The March jobs report also showed the unemployment rate for teen workers dropped 0.6% from last March, to 12.8%.

In addition to the desire to gain work experience in summer jobs, more teens may choose to work between high school and college as they decide what field they want to pursue. The so-called “gap year” is becoming increasingly popular, especially with the high cost of post-secondary education.

In fact, according to the American Gap Association, an estimated 30,000 to 40,000 teens take a gap year after high school, and that number was an increase of 20% from 2015. President Barack Obama’s daughter Malia brought attention to the growing trend with her decision to suspend college for a year in 2017.

Meanwhile, “Signing Days” at many high schools traditionally highlight student athletes who state their intention to attend post-secondary institutions in the fall. However, Henrico County, Virginia decided to recognize students who chose jobs after high school in the same way they recognized students who chose college after high school.

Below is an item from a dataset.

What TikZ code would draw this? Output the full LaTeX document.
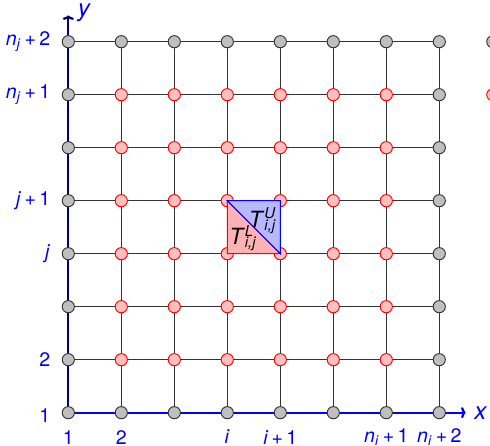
\documentclass[tikz,border=0pt]{standalone}
\usepackage{fontspec}
\setmainfont{TeX Gyre Heros}
\usetikzlibrary{arrows.meta}
\newcommand\Tlab[1]{\textit{T}\rlap{\textsuperscript{\textit{#1}}}\textsubscript{\textit{i,j}}}
\newcommand\nlab[2]{\textit{n}\textsubscript{\textit{#1}}\,+\,#2}
\begin{document}
\begin{tikzpicture}[x=1cm,y=1cm,
  gridline/.style={black!80, line width=0.65pt},
  dot/.style={circle, minimum size=0.23cm, inner sep=0pt, line width=0.5pt},
  gnode/.style={dot, draw=black!80, fill=black!25},
  rnode/.style={dot, draw=red, fill=red!25},
  ticklab/.style={text=blue, font=\fontsize{10.5}{12}\selectfont, inner sep=1pt},
  axlab/.style={text=blue, font=\fontsize{13}{14}\selectfont\itshape, inner sep=1pt},
  tlab/.style={font=\fontsize{12}{13}\selectfont, inner sep=0pt},
]
\useasboundingbox (-1.289,-0.628) rectangle (7.957,7.787);
% coordinates
\foreach \i in {0,...,7}{
  \foreach \j in {0,...,7}{
    \coordinate (c-\i-\j) at (\i,\j);
  }
}
% grid lines
\foreach \k in {0,...,7}{
  \draw[gridline] (c-0-\k) -- (c-7-\k);
  \draw[gridline] (c-\k-0) -- (c-\k-7);
}
% axes
\coordinate (xend) at (7.5,0);
\coordinate (yend) at (0,7.5);
\draw[blue, line width=1.2pt, -{To[length=2.5pt,width=6pt]}] (c-0-0) -- (xend);
\draw[blue!50!black, line width=1.2pt, -{To[length=2.5pt,width=6pt]}] (c-0-0) -- (yend);
% nodes
\foreach \i in {0,...,7}{
  \foreach \j in {0,...,7}{
    \pgfmathtruncatemacro\inner{(\i>0)*(\i<7)*(\j>0)*(\j<7)}
    \ifnum\inner=1
      \node[rnode] (n-\i-\j) at (c-\i-\j) {};
    \else
      \node[gnode] (n-\i-\j) at (c-\i-\j) {};
    \fi
  }
}
% triangles
\filldraw[fill=red!30, draw=red, line width=0.5pt] (c-3-3) -- (c-4-3) -- (c-3-4) -- cycle;
\filldraw[fill=blue!28, draw=blue, line width=0.5pt] (c-3-4) -- (c-4-4) -- (c-4-3) -- cycle;
\node[tlab] (tl) at (3.3,3.29) {\Tlab{L}};
\node[tlab] (tu) at (3.67,3.62) {\Tlab{U}};
% legend markers (cut off)
\node[gnode] (lg) at (8.01,7) {};
\node[rnode] (lr) at (8.01,6) {};
% axis labels
\node[axlab, anchor=west] (xl) at (7.62,0) {x};
\node[axlab, anchor=west] (yl) at (0.14,7.55) {y};
% x tick labels
\node[ticklab] (x1) at (0,-0.46) {1};
\node[ticklab] (x2) at (1,-0.46) {2};
\node[ticklab] (x3) at (3,-0.46) {\textit{i}};
\node[ticklab] (x4) at (4,-0.46) {\textit{i}\,+\,1};
\node[ticklab] (x6) at (6,-0.46) {\nlab{i}{1}};
\node[ticklab] (x7) at (7,-0.46) {\nlab{i}{2}};
% y tick labels
\node[ticklab, anchor=east] (y1) at (-0.3,-0.05) {1};
\node[ticklab, anchor=east] (y2) at (-0.3,1) {2};
\node[ticklab, anchor=east] (y3) at (-0.3,3) {\textit{j}};
\node[ticklab, anchor=east] (y4) at (-0.3,4) {\textit{j}\,+\,1};
\node[ticklab, anchor=east] (y6) at (-0.3,6) {\nlab{j}{1}};
\node[ticklab, anchor=east] (y7) at (-0.3,7) {\nlab{j}{2}};
\end{tikzpicture}
\end{document}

According to Henrico County’s Facebook post on the subject, "Students and representatives of their future employers both signed letters of intent outlining what students must do before and during employment, what the employer will provide in pay and training, and an estimate of the position’s value."

“For teens seeking summer employment, June is traditionally the most popular month for teen hiring, with 951,000 teens finding employment last year. However, teens who want to find work for the summer would be wise to start readying their resumes and applications now,” said Challenger.

"Teens should reach out to their networks – friends, parents, instructors, coaches, and friends’ parents – to inquire about potential opportunities. They should also seek out the managers of places they frequent to see if they are hiring.

"Create a resume that includes extra-curricular activities, volunteer experience, or any other information that would show an employer the teen is able to work as part of a team, is a self-starter, or can manage a project.

“Teens can also look outside the norm for seasonal employment. In a period of expansion, offices will need administrative staff who can organize files, take calls, or even manage social media profiles. These are great avenues for teens to gain real work experience,” said Challenger.